Felizmente en los últimos años se notan progresos en el abordaje de esta temática. Por ejemplo, el arzobispo de Gdansk, Polonia, optó por retirarse tras ser acusado de negligencia ante las denuncias sobre abuso y se dictaminó que no podría vivir dentro del territorio de la arquidiócesis de la ciudad, además de exigírsele el pago de una suma apropiada a un fondo de ayuda para las víctimas de abuso.
Asimismo, hay que tener presente que la pedofilia no se creó con la iglesia católica. Que no hayan salido al aire relatos de esta clase desde el seno de otras religiones, en absoluto significa que estén libres de ellos.
Pero en lo que concierne al celibato exigido por la religión católica, cabe la pregunta de si no debería ser revisado por lo antinatural de unos votos que suponen la represión de los instintos sexuales. Aun cuando es sabido que las desviaciones de este tipo no solo ocurren dentro de los muros eclesiásticos.
Ante el cúmulo de evidencias, el Vaticano tuvo que reaccionar, más allá de que sea mucha, muchísima, la gente buena, dedicada la vida entera a lo religioso, al prójimo y a hacer el bien.
El cambio comenzó tímidamente con Benedicto XVI y continuó con el Papa Francisco. Las manifestaciones de protesta durante su visita a Chile por haber apañado al cuestionado Obispo de Osorno es posible que hayan sido un fuerte llamado de atención.

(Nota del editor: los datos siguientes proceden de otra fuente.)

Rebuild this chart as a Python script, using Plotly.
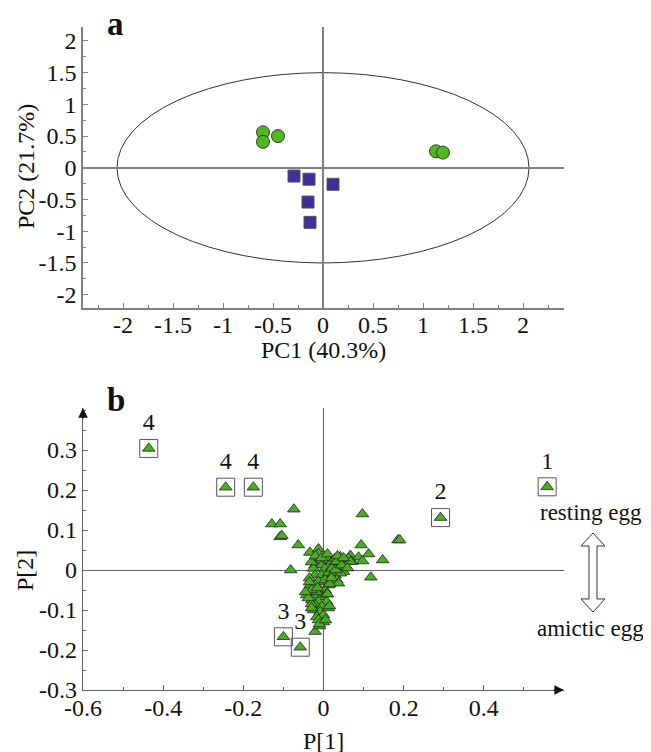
import plotly.graph_objects as go

# ---------------- Panel a : PCA scores ----------------
circle_x = [-0.60, -0.60, -0.45, 1.13, 1.20]
circle_y = [0.56, 0.41, 0.50, 0.26, 0.24]
square_x = [-0.29, -0.14, -0.15, -0.13, 0.10]
square_y = [-0.13, -0.18, -0.54, -0.86, -0.26]
ellipse_rx = 2.06   # Hotelling T2 ellipse semi-axes
ellipse_ry = 1.50

a_ticks = [-2, -1.5, -1, -0.5, 0, 0.5, 1, 1.5, 2]
a_ticktext = ["-2", "-1.5", "-1", "-0.5", "0", "0.5", "1", "1.5", "2"]

# ---------------- Panel b : loadings ----------------
load_x = [-0.074, -0.129, -0.108, -0.108, -0.104, -0.063, -0.034, -0.082,
          0.097, 0.094, 0.186, 0.190, 0.1475, 0.118, 0.067, 0.0875, 0.1125,
          0.0975, 0.071, -0.021,
          -0.0125, -0.0125, -0.0167, -0.008, -0.021, -0.004, -0.025, 0.004,
          0.0125, 0.021, 0.029, 0.042, 0.054, 0.0625, 0.067, 0.021, 0.0375,
          0.05, -0.021, -0.004, 0.0125, 0.029, -0.0125, 0.004, 0.0125,
          -0.033, -0.025, -0.008, 0.004, -0.042, -0.021, -0.004, -0.029,
          -0.0125, 0.008, -0.021, -0.004, -0.025, -0.008, -0.0167, 0.0,
          -0.0125, 0.021, 0.025, 0.042, 0.033, 0.0375, 0.054, 0.042, 0.033,
          -0.017, 0.008, -0.030, 0.015, -0.010, 0.012, -0.035, 0.000,
          -0.035, -0.030, -0.038, -0.045, -0.015, 0.010, 0.015, -0.030,
          -0.010, 0.005, 0.020, 0.030, 0.045, 0.060, -0.030, -0.020,
          -0.005, 0.010, 0.035, 0.050]
load_y = [0.152, 0.115, 0.115, 0.083, 0.086, 0.0625, 0.044, 0.0,
          0.140, 0.0625, 0.075, 0.075, 0.025, -0.018, 0.036, 0.032, 0.040,
          0.0225, 0.021, -0.154,
          0.0525, 0.041, 0.029, 0.025, 0.0125, 0.0125, 0.004, 0.004,
          0.025, 0.021, 0.029, 0.021, 0.0125, 0.029, 0.021, 0.008, 0.004,
          -0.004, -0.0125, -0.0125, -0.008, -0.0125, -0.029, -0.025, -0.0375,
          -0.0375, -0.046, -0.05, -0.05, -0.0625, -0.0625, -0.067, -0.075,
          -0.079, -0.079, -0.0875, -0.092, -0.10, -0.104, -0.117, -0.1125,
          -0.125, 0.004, -0.008, -0.008, -0.025, -0.033, 0.008, 0.033, 0.021,
          -0.055, -0.060, -0.085, -0.035, -0.140, -0.095, -0.020, -0.130,
          -0.030, -0.050, -0.070, -0.055, -0.045, -0.060, -0.090, -0.095,
          -0.135, -0.125, -0.020, 0.000, 0.012, 0.005, 0.020, 0.035,
          0.030, 0.040, 0.035, 0.030]

boxed_x = [-0.436, -0.244, -0.175, -0.100, -0.058, 0.292, 0.558]
boxed_y = [0.304, 0.207, 0.207, -0.167, -0.193, 0.131, 0.208]
boxed_labels = ["4", "4", "4", "3", "3", "2", "1"]

b_xticks = [-0.6, -0.4, -0.2, 0, 0.2, 0.4]
b_xticktext = ["-0.6", "-0.4", "-0.2", "0", "0.2", "0.4"]
b_yticks = [-0.3, -0.2, -0.1, 0, 0.1, 0.2, 0.3]
b_yticktext = ["-0.3", "-0.2", "-0.1", "0", "0.1", "0.2", "0.3"]

FONT = "Liberation Serif"
GREEN = "#4fb820"
BLUE = "#3f2f9e"
TRI = "#47ae1c"

fig = go.Figure()

fig.add_trace(go.Scatter(x=circle_x, y=circle_y, mode="markers", xaxis="x", yaxis="y",
                         marker=dict(symbol="circle", size=13, color=GREEN,
                                     line=dict(color="#3a3a3a", width=1)),
                         showlegend=False, cliponaxis=False))
fig.add_trace(go.Scatter(x=square_x, y=square_y, mode="markers", xaxis="x", yaxis="y",
                         marker=dict(symbol="square", size=12, color=BLUE,
                                     line=dict(color="#555", width=1)),
                         showlegend=False))

fig.add_trace(go.Scatter(x=load_x, y=load_y, mode="markers", xaxis="x2", yaxis="y2",
                         marker=dict(symbol="triangle-up", size=11, color=TRI,
                                     line=dict(color="#222", width=0.8)),
                         showlegend=False))
fig.add_trace(go.Scatter(x=boxed_x, y=boxed_y, mode="markers", xaxis="x2", yaxis="y2",
                         marker=dict(symbol="triangle-up", size=11, color=TRI,
                                     line=dict(color="#222", width=0.8)),
                         showlegend=False))
fig.add_trace(go.Scatter(x=boxed_x, y=boxed_y, mode="markers+text", xaxis="x2", yaxis="y2",
                         text=boxed_labels, textposition="top center",
                         textfont=dict(family=FONT, size=24, color="#111"),
                         marker=dict(symbol="square-open", size=18, color="#555",
                                     line=dict(color="#555", width=1)),
                         showlegend=False, cliponaxis=False))

axis_common = dict(showgrid=False, zeroline=True, showline=True, ticks="inside",
                   tickfont=dict(family=FONT, size=24, color="#111"),
                   tickmode="array")

# the page body adds an 8 px offset, so the figure is 8 px smaller than the window
fig.update_layout(
    width=643, height=744,
    margin=dict(l=75, r=87, t=19, b=62),
    paper_bgcolor="white", plot_bgcolor="white",
    font=dict(family=FONT, color="#111"),
    xaxis=dict(axis_common, domain=[0, 1], anchor="y", range=[-2.4, 2.41],
               tickvals=a_ticks, ticktext=a_ticktext, ticklabelstandoff=-6,
               zerolinecolor="#808080", zerolinewidth=1.5,
               linecolor="#808080", linewidth=1.5, tickcolor="#808080", ticklen=5,
               minor=dict(ticks="inside", dtick=0.25, tick0=0, ticklen=3, tickcolor="#808080")),
    yaxis=dict(axis_common, domain=[0.5762, 1], anchor="x", range=[-2.21, 2.22],
               tickvals=a_ticks, ticktext=a_ticktext,
               zerolinecolor="#808080", zerolinewidth=1.5,
               linecolor="#808080", linewidth=1.5, tickcolor="#808080", ticklen=5,
               minor=dict(ticks="inside", dtick=0.25, tick0=0, ticklen=3, tickcolor="#808080")),
    xaxis2=dict(axis_common, domain=[0, 1], anchor="y2", range=[-0.6, 0.6],
                tickvals=b_xticks, ticktext=b_xticktext, ticklabelstandoff=-4,
                zerolinecolor="#606060", zerolinewidth=1,
                linecolor="#606060", linewidth=1.2, tickcolor="#606060", ticklen=5,
                minor=dict(ticks="inside", dtick=0.1, tick0=0, ticklen=3, tickcolor="#606060")),
    yaxis2=dict(axis_common, domain=[0, 0.4253], anchor="x2", range=[-0.3, 0.405],
                tickvals=b_yticks, ticktext=b_yticktext,
                zerolinecolor="#606060", zerolinewidth=1,
                linecolor="#606060", linewidth=1.2, tickcolor="#606060", ticklen=5,
                minor=dict(ticks="inside", dtick=0.05, tick0=0, ticklen=3, tickcolor="#606060")),
)

# Ellipse (95% Hotelling T2)
fig.add_shape(type="circle", xref="x", yref="y",
              x0=-ellipse_rx, x1=ellipse_rx, y0=-ellipse_ry, y1=ellipse_ry,
              line=dict(color="#333", width=1), layer="below")

# Hollow double-headed arrow (paper coords; plot area 481 x 663 px)
def px2paper(px, py):
    return (px - 83) / 481.0, (690 - py) / 663.0

pts = [(593, 533), (605, 546), (597, 546), (597, 599), (605, 599), (593, 612),
       (581, 599), (589, 599), (589, 546), (581, 546)]
path = ""
for i, (px, py) in enumerate(pts):
    X, Y = px2paper(px, py)
    path += ("M" if i == 0 else "L") + f"{X:.4f},{Y:.4f} "
path += "Z"
fig.add_shape(type="path", xref="paper", yref="paper", path=path,
              line=dict(color="#333", width=1), fillcolor="white")

ann = []
# axis arrowheads for panel b
ann.append(dict(xref="x2", yref="y2", x=-0.6, y=0.405, ax=0, ay=12, text="",
                showarrow=True, arrowhead=2, arrowsize=1.6, arrowwidth=1.2,
                arrowcolor="#111"))
ann.append(dict(xref="x2", yref="y2", x=0.6, y=-0.3, ax=-12, ay=0, text="",
                showarrow=True, arrowhead=2, arrowsize=1.6, arrowwidth=1.2,
                arrowcolor="#111"))
# axis titles
tf = dict(family=FONT, size=24, color="#111")
sf = dict(family=FONT, size=23, color="#111")
ann += [
    dict(xref="paper", yref="paper", x=0.499, y=0.5128, text="PC1 (40.3%)",
         showarrow=False, font=tf, xanchor="center", yanchor="middle"),
    dict(xref="paper", yref="paper", x=-0.1185, y=0.7888, text="PC2 (21.7%)",
         showarrow=False, font=tf, xanchor="center", yanchor="middle", textangle=-90),
    dict(xref="paper", yref="paper", x=0.499, y=-0.0769, text="P[1]",
         showarrow=False, font=tf, xanchor="center", yanchor="middle"),
    dict(xref="paper", yref="paper", x=-0.1206, y=0.181, text="P[2]",
         showarrow=False, font=tf, xanchor="center", yanchor="middle", textangle=-90),
    dict(xref="paper", yref="paper", x=0.0686, y=1.0045, text="<b>a</b>",
         showarrow=False, font=dict(family=FONT, size=33, color="#111"),
         xanchor="center", yanchor="middle"),
    dict(xref="paper", yref="paper", x=0.0686, y=0.437, text="<b>b</b>",
         showarrow=False, font=dict(family=FONT, size=33, color="#111"),
         xanchor="center", yanchor="middle"),
    dict(xref="paper", yref="paper", x=1.0561, y=0.267, text="resting egg",
         showarrow=False, font=sf, xanchor="center", yanchor="middle"),
    dict(xref="paper", yref="paper", x=1.0561, y=0.0935, text="amictic egg",
         showarrow=False, font=sf, xanchor="center", yanchor="middle"),
]
fig.update_layout(annotations=ann)

fig.write_html("out.html")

A partir del 2007 empezó la revisión del Código Canónico y del Libro VI donde recién ahora en el siglo XXI, le ha sido incorporado el delito de pedofilia que sorprendentemente no figuraba, así como las penas correspondientes. Un giro tan necesario como esperado. En febrero del 2019, tras conocerse un lapidario informe sobre el excardenal norteamericano McCarrick, acusado de agresiones sexuales, el Papa Francisco se comprometió en nombre de la Iglesia “a arrancar ese mal”. Este demorado pero bienvenido “aggiornamento” puede convertirse en su gran legado, aun frente a aquellos que no concuerden con sus actitudes y puntos de vista de tono político o sus enfoques económicos.